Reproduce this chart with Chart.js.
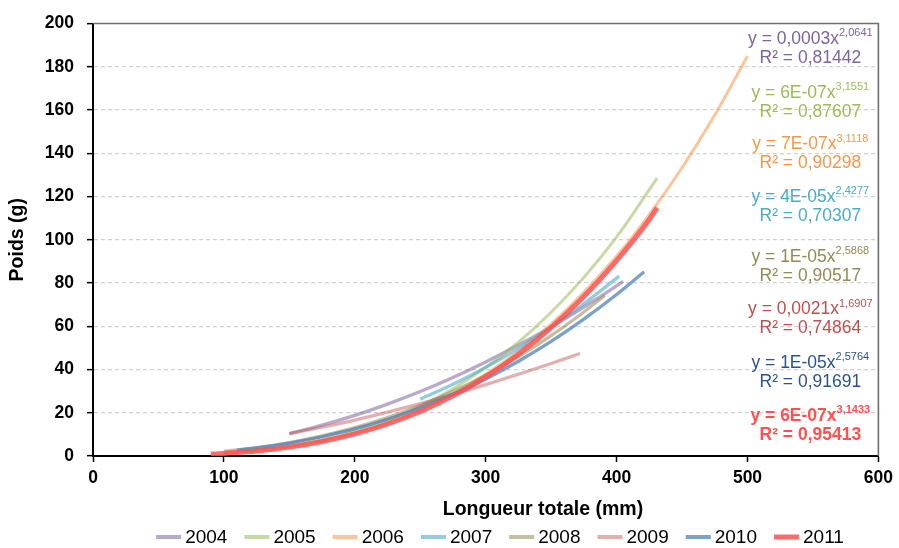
<!DOCTYPE html>
<html>
<head>
<meta charset="utf-8">
<script src="https://cdn.jsdelivr.net/npm/chart.js@4/dist/chart.umd.min.js"></script>
<style>
  html, body { margin: 0; padding: 0; background: #fff; }
  #wrap { width: 899px; height: 548px; }
</style>
</head>
<body>
<div id="wrap"><canvas id="c" width="899" height="548"></canvas></div>
<script>
// Weight–length relationships (power fits) per sampling year
const years = ['2004', '2005', '2006', '2007', '2008', '2009', '2010', '2011'];

const len2004 = [150, 175, 200, 225, 250, 275, 300, 325, 350, 375, 400, 405];
const wt2004  = [10.4, 14.3, 18.8, 24.0, 29.8, 36.3, 43.5, 51.3, 59.7, 68.9, 78.7, 80.8];

const len2005 = [100, 125, 150, 175, 200, 225, 250, 275, 300, 325, 350, 375, 400, 431];
const wt2005  = [1.3, 2.6, 4.6, 7.5, 11.4, 16.5, 23.0, 31.1, 40.9, 52.6, 66.5, 82.6, 101.3, 128.5];

const len2006 = [100, 150, 200, 250, 300, 350, 400, 425, 450, 475, 500];
const wt2006  = [1.2, 4.4, 10.7, 21.4, 37.8, 61.0, 92.4, 111.6, 133.3, 157.7, 185.0];

const len2007 = [250, 275, 300, 325, 350, 375, 402];
const wt2007  = [26.3, 33.2, 41.0, 49.8, 59.6, 70.4, 83.2];

const len2008 = [100, 125, 150, 175, 200, 225, 250, 275, 300, 325, 350, 375, 391];
const wt2008  = [2.2, 3.9, 6.2, 9.3, 13.1, 17.8, 23.3, 29.9, 37.4, 46.0, 55.7, 66.6, 74.2];

const len2009 = [150, 175, 200, 225, 250, 275, 300, 325, 350, 372];
const wt2009  = [10.2, 13.3, 16.6, 20.3, 24.2, 28.5, 33.0, 37.8, 42.8, 47.4];

const len2010 = [110, 125, 150, 175, 200, 225, 250, 275, 300, 325, 350, 375, 400, 421];
const wt2010  = [2.7, 3.7, 6.0, 8.9, 12.5, 17.0, 22.3, 28.5, 35.6, 43.8, 53.0, 63.3, 74.7, 85.2];

const len2011 = [90, 100, 125, 150, 175, 200, 225, 250, 275, 300, 325, 350, 375, 400, 425, 431];
const wt2011  = [0.8, 1.2, 2.3, 4.1, 6.7, 10.2, 14.8, 20.6, 27.8, 36.6, 47.1, 59.4, 73.8, 90.4, 109.4, 114.8];

// Fitted equation text: y = a·x^b and R²
const eqCoef = ['0,0003', '6E-07', '7E-07', '4E-05', '1E-05', '0,0021', '1E-05', '6E-07'];
const eqExp  = ['2,0641', '3,1551', '3,1118', '2,4277', '2,5868', '1,6907', '2,5764', '3,1433'];
const eqR2   = ['0,81442', '0,87607', '0,90298', '0,70307', '0,90517', '0,74864', '0,91691', '0,95413'];

const xTicks = [0, 100, 200, 300, 400, 500, 600];
const yTicks = [0, 20, 40, 60, 80, 100, 120, 140, 160, 180, 200];
const xTitle = 'Longueur totale (mm)';
const yTitle = 'Poids (g)';

const lengths = [len2004, len2005, len2006, len2007, len2008, len2009, len2010, len2011];
const weights = [wt2004, wt2005, wt2006, wt2007, wt2008, wt2009, wt2010, wt2011];

// Styling
const FONT = "'Liberation Sans', Arial, sans-serif";
const lineColors = [
  'rgba(128,100,162,0.55)',
  'rgba(155,187,89,0.55)',
  'rgba(247,150,70,0.55)',
  'rgba(75,172,198,0.6)',
  'rgba(148,138,84,0.55)',
  'rgba(192,80,77,0.45)',
  'rgba(79,129,189,0.75)',
  'rgba(255,80,80,0.85)'
];
const lineWidths = [3.3, 3, 3, 3.3, 3.3, 3.3, 3.3, 5];
const textColors = ['#7f63a1', '#9bbb59', '#f79646', '#4bacc6', '#948a54', '#c0504d', '#2a5490', '#ff5050'];
const textBold   = [false, false, false, false, false, false, false, true];
// vertical anchor (in axis units) of each equation block, and horizontal centre (mm)
const eqAnchorY = [192.8, 167.9, 144.0, 119.6, 92.1, 67.7, 42.9, 18.5];
const eqAnchorX = 548;

const datasets = years.map((yr, i) => ({
  label: yr,
  data: lengths[i].map((x, k) => ({ x: x, y: weights[i][k] })),
  borderColor: lineColors[i],
  backgroundColor: lineColors[i],
  borderWidth: lineWidths[i],
  pointRadius: 0,
  pointHoverRadius: 0,
  fill: false,
  tension: 0.4,
  cubicInterpolationMode: 'monotone',
  order: 8 - i
}));

// Equation labels beside the curves
const equationPlugin = {
  id: 'equations',
  afterDatasetsDraw(chart) {
    const { ctx, scales: { x, y } } = chart;
    const cx = x.getPixelForValue(eqAnchorX);
    ctx.save();
    ctx.textBaseline = 'middle';
    ctx.textAlign = 'left';
    years.forEach((yr, i) => {
      const w = textBold[i] ? 'bold ' : '';
      const mainFont = w + '17.5px ' + FONT;
      const supFont = w + '11px ' + FONT;
      const cy = y.getPixelForValue(eqAnchorY[i]);
      const main = 'y = ' + eqCoef[i] + 'x';
      ctx.font = mainFont;
      const wMain = ctx.measureText(main).width;
      ctx.font = supFont;
      const wSup = ctx.measureText(eqExp[i]).width;
      const x0 = cx - (wMain + wSup) / 2;
      ctx.fillStyle = textColors[i];
      ctx.font = mainFont;
      ctx.fillText(main, x0, cy);
      ctx.font = supFont;
      ctx.fillText(eqExp[i], x0 + wMain, cy - 6);
      ctx.font = mainFont;
      ctx.textAlign = 'center';
      ctx.fillText('R² = ' + eqR2[i], cx, cy + 19);
      ctx.textAlign = 'left';
    });
    ctx.restore();
  }
};

// Top and right frame of the plot area
const framePlugin = {
  id: 'frame',
  afterDatasetsDraw(chart) {
    const { ctx, chartArea: a } = chart;
    ctx.save();
    ctx.strokeStyle = '#6e6e6e';
    ctx.lineWidth = 1.6;
    ctx.beginPath();
    ctx.moveTo(a.left, a.top);
    ctx.lineTo(a.right, a.top);
    ctx.lineTo(a.right, a.bottom);
    ctx.stroke();
    ctx.restore();
  }
};

// X axis title and legend row under the axis
const bottomPlugin = {
  id: 'bottomTexts',
  afterDraw(chart) {
    const { ctx } = chart;
    ctx.save();
    ctx.fillStyle = '#000';
    ctx.textBaseline = 'middle';
    ctx.textAlign = 'center';
    ctx.font = 'bold 19.5px ' + FONT;
    ctx.fillText(xTitle, 543, 510);

    ctx.textAlign = 'left';
    ctx.font = '19px ' + FONT;
    const swatch = 27, gapText = 2, gapItem = 17;
    const widths = years.map(t => swatch + gapText + ctx.measureText(t).width);
    const total = widths.reduce((s, v) => s + v, 0) + gapItem * (years.length - 1);
    let x0 = 500 - total / 2;
    const yMid = 537;
    years.forEach((t, i) => {
      ctx.strokeStyle = lineColors[i];
      ctx.lineWidth = i === 7 ? 5 : 4;
      ctx.beginPath();
      ctx.moveTo(x0, yMid);
      ctx.lineTo(x0 + swatch - 2, yMid);
      ctx.stroke();
      ctx.fillStyle = '#000';
      ctx.fillText(t, x0 + swatch + gapText, yMid + 1);
      x0 += widths[i] + gapItem;
    });
    ctx.restore();
  }
};

new Chart(document.getElementById('c'), {
  type: 'line',
  data: { datasets },
  plugins: [framePlugin, equationPlugin, bottomPlugin],
  options: {
    responsive: false,
    animation: false,
    devicePixelRatio: 1,
    layout: { padding: { left: 0, right: 18, top: 13, bottom: 0 } },
    plugins: { legend: { display: false }, tooltip: { enabled: false } },
    scales: {
      x: {
        type: 'linear',
        min: 0,
        max: 600,
        afterBuildTicks: s => { s.ticks = xTicks.map(v => ({ value: v })); },
        afterFit: s => { s.height = 92; },
        ticks: { color: '#000', font: { family: FONT, size: 17.5, weight: 'bold' }, padding: 6, maxRotation: 0 },
        grid: { drawOnChartArea: false, drawTicks: true, tickLength: 6, tickColor: '#000', tickWidth: 1.5, tickBorderDash: [] },
        border: { color: '#000', width: 2 },
        title: { display: false }
      },
      y: {
        type: 'linear',
        min: 0,
        max: 200,
        afterBuildTicks: s => { s.ticks = yTicks.map(v => ({ value: v })); },
        afterFit: s => { s.width = 93; },
        ticks: { color: '#000', font: { family: FONT, size: 17.5, weight: 'bold' }, padding: 13 },
        grid: {
          color: c => (c.tick && (c.tick.value === 0 || c.tick.value === 200)) ? 'rgba(0,0,0,0)' : '#d2d2d2',
          lineWidth: 1.3,
          tickLength: 6,
          tickColor: '#000',
          tickWidth: 1.5,
          tickBorderDash: []
        },
        border: { color: '#000', width: 2, dash: [4, 3] },
        title: {
          display: true,
          text: yTitle,
          color: '#000',
          font: { family: FONT, size: 19.5, weight: 'bold' },
          padding: { top: 6, bottom: 0 }
        }
      }
    }
  }
});
</script>
</body>
</html>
——————
_AIM OF THE EXERCISE:_ Omitting all pictures, restate exactly the lines of the material from its start through the line that contains "68.9, 78.7, 80.8];".

_THE ANSWER:_
Reproduce this chart with Chart.js.
<!DOCTYPE html>
<html>
<head>
<meta charset="utf-8">
<script src="https://cdn.jsdelivr.net/npm/chart.js@4/dist/chart.umd.min.js"></script>
<style>
  html, body { margin: 0; padding: 0; background: #fff; }
  #wrap { width: 899px; height: 548px; }
</style>
</head>
<body>
<div id="wrap"><canvas id="c" width="899" height="548"></canvas></div>
<script>
// Weight–length relationships (power fits) per sampling year
const years = ['2004', '2005', '2006', '2007', '2008', '2009', '2010', '2011'];

const len2004 = [150, 175, 200, 225, 250, 275, 300, 325, 350, 375, 400, 405];
const wt2004  = [10.4, 14.3, 18.8, 24.0, 29.8, 36.3, 43.5, 51.3, 59.7, 68.9, 78.7, 80.8];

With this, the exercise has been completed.